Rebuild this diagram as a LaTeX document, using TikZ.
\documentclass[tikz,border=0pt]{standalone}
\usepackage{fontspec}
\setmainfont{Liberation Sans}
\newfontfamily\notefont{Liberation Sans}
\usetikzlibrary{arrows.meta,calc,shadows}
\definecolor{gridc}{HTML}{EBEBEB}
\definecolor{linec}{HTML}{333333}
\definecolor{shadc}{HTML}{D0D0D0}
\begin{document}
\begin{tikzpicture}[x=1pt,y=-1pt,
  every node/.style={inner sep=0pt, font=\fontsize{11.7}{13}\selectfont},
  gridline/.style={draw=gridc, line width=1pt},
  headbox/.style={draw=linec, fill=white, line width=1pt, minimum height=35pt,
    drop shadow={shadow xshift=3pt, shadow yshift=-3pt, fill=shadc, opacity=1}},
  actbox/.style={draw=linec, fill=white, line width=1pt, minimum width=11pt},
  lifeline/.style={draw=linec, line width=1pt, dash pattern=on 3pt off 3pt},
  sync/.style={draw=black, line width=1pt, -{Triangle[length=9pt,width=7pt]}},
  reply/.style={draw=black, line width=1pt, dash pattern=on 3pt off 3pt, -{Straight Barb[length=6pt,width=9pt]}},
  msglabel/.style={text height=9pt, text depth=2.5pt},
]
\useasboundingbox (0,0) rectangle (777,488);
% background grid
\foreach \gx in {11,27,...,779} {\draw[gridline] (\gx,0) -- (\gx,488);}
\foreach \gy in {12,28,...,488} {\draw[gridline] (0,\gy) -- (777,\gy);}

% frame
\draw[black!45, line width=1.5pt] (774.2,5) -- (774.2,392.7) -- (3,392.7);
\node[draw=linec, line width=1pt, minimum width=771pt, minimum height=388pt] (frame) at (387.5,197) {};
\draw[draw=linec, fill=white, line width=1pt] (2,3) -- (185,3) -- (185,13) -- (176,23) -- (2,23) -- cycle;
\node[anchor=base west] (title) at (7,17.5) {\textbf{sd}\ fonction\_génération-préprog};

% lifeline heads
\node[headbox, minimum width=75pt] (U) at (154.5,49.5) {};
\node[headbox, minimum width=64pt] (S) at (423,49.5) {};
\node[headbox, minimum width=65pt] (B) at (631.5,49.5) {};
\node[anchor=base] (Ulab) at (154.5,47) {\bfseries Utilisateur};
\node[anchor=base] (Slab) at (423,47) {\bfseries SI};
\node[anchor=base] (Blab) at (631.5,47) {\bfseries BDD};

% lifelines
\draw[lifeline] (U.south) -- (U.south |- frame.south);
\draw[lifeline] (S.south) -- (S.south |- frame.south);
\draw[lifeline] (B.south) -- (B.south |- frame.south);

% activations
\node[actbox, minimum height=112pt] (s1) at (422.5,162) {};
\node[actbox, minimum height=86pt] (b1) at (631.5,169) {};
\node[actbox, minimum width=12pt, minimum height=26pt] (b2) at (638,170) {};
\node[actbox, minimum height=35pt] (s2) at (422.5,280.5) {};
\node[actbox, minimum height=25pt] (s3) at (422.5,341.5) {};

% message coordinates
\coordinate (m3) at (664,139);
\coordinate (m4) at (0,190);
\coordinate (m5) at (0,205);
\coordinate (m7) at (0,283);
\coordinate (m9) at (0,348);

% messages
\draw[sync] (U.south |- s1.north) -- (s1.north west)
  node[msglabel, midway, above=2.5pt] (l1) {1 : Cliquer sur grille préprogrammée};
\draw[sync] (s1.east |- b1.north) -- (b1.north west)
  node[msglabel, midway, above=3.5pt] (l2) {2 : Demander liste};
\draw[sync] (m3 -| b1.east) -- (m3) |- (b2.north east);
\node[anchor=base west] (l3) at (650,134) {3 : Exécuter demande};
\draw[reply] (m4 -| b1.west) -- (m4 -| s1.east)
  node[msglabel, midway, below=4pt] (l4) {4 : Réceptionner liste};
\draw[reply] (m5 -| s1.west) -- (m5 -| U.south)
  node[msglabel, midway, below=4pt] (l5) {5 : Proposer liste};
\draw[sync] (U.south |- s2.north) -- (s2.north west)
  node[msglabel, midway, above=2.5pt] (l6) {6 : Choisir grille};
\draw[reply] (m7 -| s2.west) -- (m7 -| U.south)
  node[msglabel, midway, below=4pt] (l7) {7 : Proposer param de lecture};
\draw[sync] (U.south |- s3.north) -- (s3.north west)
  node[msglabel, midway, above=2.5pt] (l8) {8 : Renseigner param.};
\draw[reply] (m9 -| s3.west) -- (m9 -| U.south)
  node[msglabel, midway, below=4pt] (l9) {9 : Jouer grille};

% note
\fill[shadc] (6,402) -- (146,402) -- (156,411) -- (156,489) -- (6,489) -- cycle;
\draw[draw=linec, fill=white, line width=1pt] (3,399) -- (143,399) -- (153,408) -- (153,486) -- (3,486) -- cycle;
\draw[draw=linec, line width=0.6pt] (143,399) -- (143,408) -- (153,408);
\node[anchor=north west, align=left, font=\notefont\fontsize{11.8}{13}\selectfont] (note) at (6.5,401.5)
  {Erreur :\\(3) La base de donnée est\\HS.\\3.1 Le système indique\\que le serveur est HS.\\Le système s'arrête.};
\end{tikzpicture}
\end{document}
-.-.-
### Exercise aim
Repeat the material from above exactly, word for word.

### Written answer
Rebuild this diagram as a LaTeX document, using TikZ.
\documentclass[tikz,border=0pt]{standalone}
\usepackage{fontspec}
\setmainfont{Liberation Sans}
\newfontfamily\notefont{Liberation Sans}
\usetikzlibrary{arrows.meta,calc,shadows}
\definecolor{gridc}{HTML}{EBEBEB}
\definecolor{linec}{HTML}{333333}
\definecolor{shadc}{HTML}{D0D0D0}
\begin{document}
\begin{tikzpicture}[x=1pt,y=-1pt,
  every node/.style={inner sep=0pt, font=\fontsize{11.7}{13}\selectfont},
  gridline/.style={draw=gridc, line width=1pt},
  headbox/.style={draw=linec, fill=white, line width=1pt, minimum height=35pt,
    drop shadow={shadow xshift=3pt, shadow yshift=-3pt, fill=shadc, opacity=1}},
  actbox/.style={draw=linec, fill=white, line width=1pt, minimum width=11pt},
  lifeline/.style={draw=linec, line width=1pt, dash pattern=on 3pt off 3pt},
  sync/.style={draw=black, line width=1pt, -{Triangle[length=9pt,width=7pt]}},
  reply/.style={draw=black, line width=1pt, dash pattern=on 3pt off 3pt, -{Straight Barb[length=6pt,width=9pt]}},
  msglabel/.style={text height=9pt, text depth=2.5pt},
]
\useasboundingbox (0,0) rectangle (777,488);
% background grid
\foreach \gx in {11,27,...,779} {\draw[gridline] (\gx,0) -- (\gx,488);}
\foreach \gy in {12,28,...,488} {\draw[gridline] (0,\gy) -- (777,\gy);}

% frame
\draw[black!45, line width=1.5pt] (774.2,5) -- (774.2,392.7) -- (3,392.7);
\node[draw=linec, line width=1pt, minimum width=771pt, minimum height=388pt] (frame) at (387.5,197) {};
\draw[draw=linec, fill=white, line width=1pt] (2,3) -- (185,3) -- (185,13) -- (176,23) -- (2,23) -- cycle;
\node[anchor=base west] (title) at (7,17.5) {\textbf{sd}\ fonction\_génération-préprog};

% lifeline heads
\node[headbox, minimum width=75pt] (U) at (154.5,49.5) {};
\node[headbox, minimum width=64pt] (S) at (423,49.5) {};
\node[headbox, minimum width=65pt] (B) at (631.5,49.5) {};
\node[anchor=base] (Ulab) at (154.5,47) {\bfseries Utilisateur};
\node[anchor=base] (Slab) at (423,47) {\bfseries SI};
\node[anchor=base] (Blab) at (631.5,47) {\bfseries BDD};

% lifelines
\draw[lifeline] (U.south) -- (U.south |- frame.south);
\draw[lifeline] (S.south) -- (S.south |- frame.south);
\draw[lifeline] (B.south) -- (B.south |- frame.south);

% activations
\node[actbox, minimum height=112pt] (s1) at (422.5,162) {};
\node[actbox, minimum height=86pt] (b1) at (631.5,169) {};
\node[actbox, minimum width=12pt, minimum height=26pt] (b2) at (638,170) {};
\node[actbox, minimum height=35pt] (s2) at (422.5,280.5) {};
\node[actbox, minimum height=25pt] (s3) at (422.5,341.5) {};

% message coordinates
\coordinate (m3) at (664,139);
\coordinate (m4) at (0,190);
\coordinate (m5) at (0,205);
\coordinate (m7) at (0,283);
\coordinate (m9) at (0,348);

% messages
\draw[sync] (U.south |- s1.north) -- (s1.north west)
  node[msglabel, midway, above=2.5pt] (l1) {1 : Cliquer sur grille préprogrammée};
\draw[sync] (s1.east |- b1.north) -- (b1.north west)
  node[msglabel, midway, above=3.5pt] (l2) {2 : Demander liste};
\draw[sync] (m3 -| b1.east) -- (m3) |- (b2.north east);
\node[anchor=base west] (l3) at (650,134) {3 : Exécuter demande};
\draw[reply] (m4 -| b1.west) -- (m4 -| s1.east)
  node[msglabel, midway, below=4pt] (l4) {4 : Réceptionner liste};
\draw[reply] (m5 -| s1.west) -- (m5 -| U.south)
  node[msglabel, midway, below=4pt] (l5) {5 : Proposer liste};
\draw[sync] (U.south |- s2.north) -- (s2.north west)
  node[msglabel, midway, above=2.5pt] (l6) {6 : Choisir grille};
\draw[reply] (m7 -| s2.west) -- (m7 -| U.south)
  node[msglabel, midway, below=4pt] (l7) {7 : Proposer param de lecture};
\draw[sync] (U.south |- s3.north) -- (s3.north west)
  node[msglabel, midway, above=2.5pt] (l8) {8 : Renseigner param.};
\draw[reply] (m9 -| s3.west) -- (m9 -| U.south)
  node[msglabel, midway, below=4pt] (l9) {9 : Jouer grille};

% note
\fill[shadc] (6,402) -- (146,402) -- (156,411) -- (156,489) -- (6,489) -- cycle;
\draw[draw=linec, fill=white, line width=1pt] (3,399) -- (143,399) -- (153,408) -- (153,486) -- (3,486) -- cycle;
\draw[draw=linec, line width=0.6pt] (143,399) -- (143,408) -- (153,408);
\node[anchor=north west, align=left, font=\notefont\fontsize{11.8}{13}\selectfont] (note) at (6.5,401.5)
  {Erreur :\\(3) La base de donnée est\\HS.\\3.1 Le système indique\\que le serveur est HS.\\Le système s'arrête.};
\end{tikzpicture}
\end{document}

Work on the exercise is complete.